The BBC just released the results of a poll which asked to name one book every child should read. Among others, the list included Harry Potter, To Kill a Mockingbird, The Lord of the Rings, and The Bible.
But while some of the books on the list were a bit surprising, the response to the list was even more so. The head of Britain’s largest reading non-profit, BookTrust, came out and condemned the fact that adults were recommending so many classics to young children:
“Too often children are given ‘timeless classics’ to read, when there are so many other, newer books that are just as brilliant but can also talk to them about the world they know, in language that resonates with them.
Classics are important, of course, but if we’re going to create a new generation of readers, we need to be bolder and more imaginative in the books we promote.”
Once upon a time, I probably would have agreed with this statement. As a grade school child, I was perfectly content to go to the library and fill my bag with various titles from newer authors who provided a steady supply of fun, simple stories that I liked.
My mother, however, recognized that these books were akin to a diet of potato chips and did her best to supplement my preferences with other, more classic titles and themes, many of which she obtained from her secret weapon, Books Children Love.
In retrospect, it was those classic titles which my mother recommended that were far more meaningful, original, and memorable than those I picked out on my own. Sure, my selections could be classified as imaginative, and I may have even learned something from them here and there. But in the long run, I wish I had spent more time digesting more of those classics as a child for three reasons:
- Classics Teach Virtue – In quickly thinking through some of the titles my mother suggested to me, I recall that they taught subtle lessons on the importance of hard work, obedience, and respect for others. On the other hand, many of my selections stand out for the attitude of disrespect their characters often exhibited toward others.

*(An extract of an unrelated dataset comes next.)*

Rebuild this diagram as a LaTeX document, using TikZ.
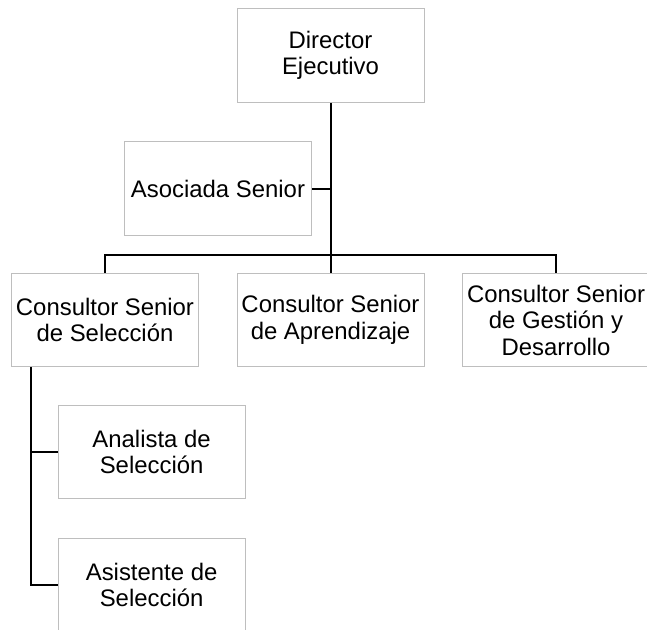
\documentclass[tikz,border=0pt]{standalone}
\usepackage{fontspec}
\setmainfont{Liberation Sans}
\definecolor{boxgray}{RGB}{190,190,190}
\begin{document}
\begin{tikzpicture}[x=1pt,y=-1pt,
  orgbox/.style={draw=boxgray, line width=1pt, fill=white, rectangle,
    minimum width=187pt, minimum height=93.5pt, inner sep=2pt,
    align=center, font=\fontsize{23.9}{26.5}\selectfont},
  link/.style={draw=black, line width=2pt, line join=miter}]
\useasboundingbox (0,0) rectangle (647,629);
\node[orgbox] (dir) at (330.5,55.5) {Director\\Ejecutivo};
\node[orgbox] (asoc) at (218,188.5) {Asociada Senior};
\node[orgbox] (c1) at (105,320) {Consultor Senior\\de Selección};
\node[orgbox] (c2) at (330.5,320) {Consultor Senior\\de Aprendizaje};
\node[orgbox] (c3) at (556,320) {Consultor Senior\\de Gestión y\\Desarrollo};
\node[orgbox] (anal) at (151.6,452) {Analista de\\Selección};
\node[orgbox] (asis) at (151.6,585) {Asistente de\\Selección};
\coordinate (bus) at (330.5,254.5);
\coordinate (stem) at (31.4,366.8);
\draw[link] (dir.south) -- (c2.north);
\draw[link] (asoc.east) -- (asoc.east -| dir.south);
\draw[link] (c1.north) |- (bus) -| (c3.north);
\draw[link] (stem) |- (asis.west);
\draw[link] (stem |- anal.west) -- (anal.west);
\end{tikzpicture}
\end{document}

- Classics Give Cultural Reference Points – I light up with a smile or chuckle every time I hear a quote, theme, or subtle reference to a book I’ve read in the past. Those references have rarely sprung from newer books, but from the tried and true time-tested titles. If children don’t absorb and understand these references, will whole sections of our culture disappear into oblivion?
- Classics Expand Understanding – Many newer titles use easy, everyday language in an attempt to relate to today’s kids. But while such language is familiar and comfortable, it fails to challenge a child’s intellectual ability and raise him to a new level of understanding and expertise.